Mick Herron’s Slow Horses, Belinda Bauer’s obsessive world of bird egg collectors, Uketsu’s innovative Japanese detective mystery – and more

If we get the heroes we deserve, then Jackson Lamb, foul-mouthed and slovenly ringmaster of a circus of failed spies, is truly the man for our times. With Clown Town (Baskerville), the ninth book in Mick Herron’s state-of-the-nation satire/thriller mashup series, hitting the bestseller lists, and the fifth series of the Slow Horses TV adaptation streaming, this has been the author’s year. In the latest outing, Lamb and his stable of “losers, misfits and boozers” are well up to the mark as secrets about an IRA double agent threaten to come to light, exposing the seamier side of state security for a story of loyalty and betrayal.
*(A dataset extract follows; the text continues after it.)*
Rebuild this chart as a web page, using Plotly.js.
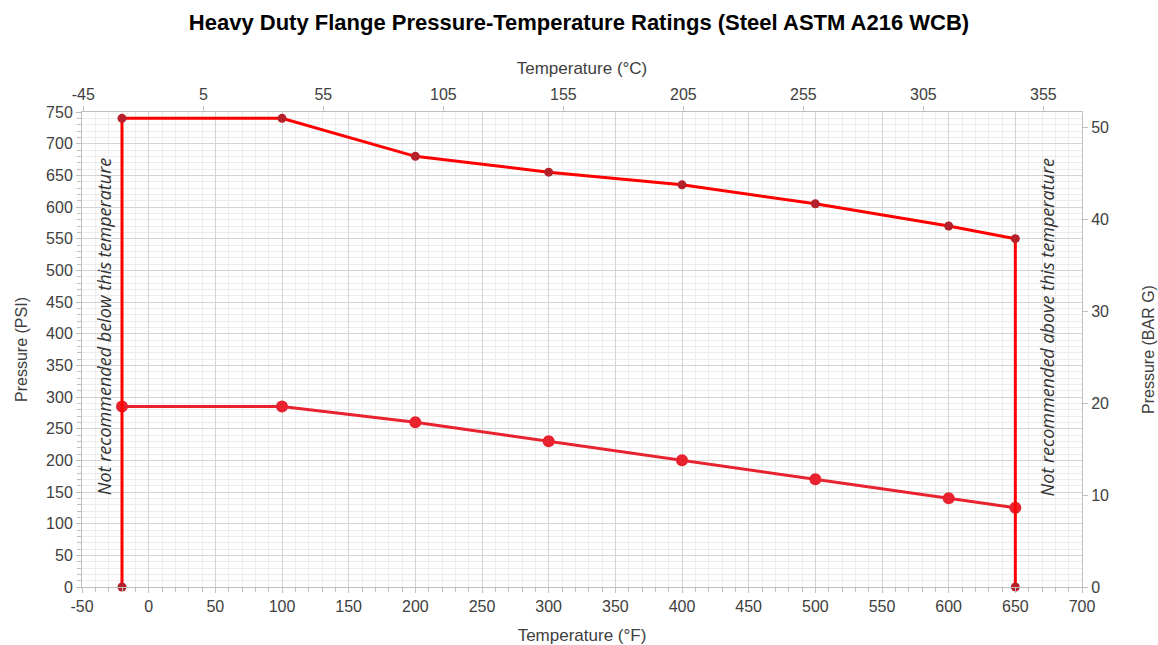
<!DOCTYPE html>
<html>
<head>
<meta charset="utf-8">
<script src="https://cdn.plot.ly/plotly-3.0.1.min.js"></script>
<style>html,body{margin:0;padding:0;background:#fff;}#chart{width:1158px;height:645px;}</style>
</head>
<body>
<div id="chart"></div>
<script>
// Class 300 rating (upper curve), including the vertical limit lines
const upperTempF = [-20, -20, 100, 200, 300, 400, 500, 600, 650, 650];
const upperPsi   = [0, 740, 740, 680, 655, 635, 605, 570, 550, 0];
// Class 150 rating (lower curve)
const lowerTempF = [-20, 100, 200, 300, 400, 500, 600, 650];
const lowerPsi   = [285, 285, 260, 230, 200, 170, 140, 125];

// Tick labels
const fTickVals = [-50, 0, 50, 100, 150, 200, 250, 300, 350, 400, 450, 500, 550, 600, 650, 700];
const fTickText = ['-50', '0', '50', '100', '150', '200', '250', '300', '350', '400', '450', '500', '550', '600', '650', '700'];
const cTickVals = [-45, 5, 55, 105, 155, 205, 255, 305, 355];
const cTickText = ['-45', '5', '55', '105', '155', '205', '255', '305', '355'];

const fRange = [-50, 700];
const psiRange = [0, 750];
const cRange = fRange.map(f => (f - 32) / 1.8);
const barRange = psiRange.map(p => p / 14.5038);

const tickFont = {family: 'Liberation Sans, Arial, sans-serif', size: 16, color: '#404040'};
const titleFont = {family: 'Liberation Sans, Arial, sans-serif', size: 16, color: '#404040'};
const xTitleFont = {family: 'Liberation Sans, Arial, sans-serif', size: 17, color: '#404040'};

const traces = [
  {
    x: lowerTempF, y: lowerPsi, type: 'scatter', mode: 'lines+markers',
    line: {color: '#e8222e', width: 3},
    marker: {color: '#e8222e', size: 12},
    hoverinfo: 'x+y', showlegend: false
  },
  {
    x: upperTempF, y: upperPsi, type: 'scatter', mode: 'lines+markers',
    line: {color: '#ff0000', width: 3},
    marker: {color: '#b5212b', size: 9},
    hoverinfo: 'x+y', showlegend: false, cliponaxis: false
  },
  {
    x: [cRange[0]], y: [barRange[0]], xaxis: 'x2', yaxis: 'y2', type: 'scatter', mode: 'markers',
    marker: {opacity: 0}, hoverinfo: 'skip', showlegend: false
  }
];

const layout = {
  width: 1158, height: 645,
  margin: {l: 82, r: 76, t: 112, b: 58},
  paper_bgcolor: '#ffffff', plot_bgcolor: '#ffffff',
  title: {
    text: '<b>Heavy Duty Flange Pressure-Temperature Ratings (Steel ASTM A216 WCB)</b>',
    font: {family: 'Liberation Sans Narrow, Arial Narrow, sans-serif', size: 22, color: '#000000'},
    x: 0.5, xanchor: 'center', y: 0.965, yanchor: 'middle'
  },
  xaxis: {
    range: fRange, tickmode: 'array', tickvals: fTickVals, ticktext: fTickText,
    showgrid: true, gridcolor: '#d4d4d4', gridwidth: 1,
    minor: {dtick: 10, tick0: 0, showgrid: true, gridcolor: '#ececec', ticks: 'outside', ticklen: 4, tickcolor: '#bfbfbf'},
    ticks: 'outside', ticklen: 5, tickcolor: '#bfbfbf',
    showline: true, linecolor: '#bfbfbf', linewidth: 1, mirror: false,
    zeroline: false, tickfont: tickFont,
    title: {text: 'Temperature (°F)', font: xTitleFont, standoff: 16}
  },
  yaxis: {
    range: psiRange, dtick: 50, tick0: 0,
    showgrid: true, gridcolor: '#d4d4d4', gridwidth: 1,
    minor: {dtick: 10, showgrid: true, gridcolor: '#ececec', ticks: 'outside', ticklen: 4, tickcolor: '#bfbfbf'},
    ticks: 'outside', ticklen: 5, tickcolor: '#bfbfbf',
    showline: true, linecolor: '#bfbfbf', linewidth: 1,
    zeroline: false, tickfont: tickFont,
    title: {text: 'Pressure (PSI)', font: titleFont, standoff: 14}
  },
  xaxis2: {
    overlaying: 'x', side: 'top', anchor: 'y',
    range: cRange, tickmode: 'array', tickvals: cTickVals, ticktext: cTickText,
    showgrid: false, zeroline: false,
    ticks: 'outside', ticklen: 5, tickcolor: '#bfbfbf',
    showline: true, linecolor: '#bfbfbf', linewidth: 1,
    tickfont: tickFont,
    title: {text: 'Temperature (°C)', font: xTitleFont, standoff: 6}
  },
  yaxis2: {
    overlaying: 'y', side: 'right', anchor: 'x',
    range: barRange, tick0: 0, dtick: 10,
    showgrid: false, zeroline: false,
    ticks: 'outside', ticklen: 5, tickcolor: '#bfbfbf',
    showline: true, linecolor: '#bfbfbf', linewidth: 1,
    tickfont: tickFont,
    title: {text: 'Pressure (BAR G)', font: titleFont, standoff: 34}
  },
  annotations: [
    {
      text: '<i>Not recommended below this temperature</i>',
      xref: 'x', yref: 'paper', x: -20, y: 0.547, xanchor: 'center', yanchor: 'middle',
      xshift: -18, textangle: -90, showarrow: false,
      font: {family: 'Open Sans, sans-serif', size: 18, color: '#333333'}
    },
    {
      text: '<i>Not recommended above this temperature</i>',
      xref: 'x', yref: 'paper', x: 650, y: 0.547, xanchor: 'center', yanchor: 'middle',
      xshift: 32, textangle: -90, showarrow: false,
      font: {family: 'Open Sans, sans-serif', size: 18, color: '#333333'}
    }
  ]
};

Plotly.newPlot('chart', traces, layout, {displayModeBar: false});
</script>
</body>
</html>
Complicity and culpability, as well as class and professional ethics, are the subjects of Denise Mina’s The Good Liar (Harvill). When the creator of a revolutionary blood splatter probability scale realises that its flaws may have led to an unsafe conviction, she has to decide what to do about it. Tense and powerful, this is a sobering reminder of how the human element can undermine an apparently objective scientific method. The Confessions by Paul Bradley Carr (Faber) ventures into similar territory to terrifying effect. It takes place in an all-too-plausible future in which the world has become reliant on a decision-making algorithm; things go catastrophically awry when the AI tool begins to feel remorse for some of its decisions, and carnage results.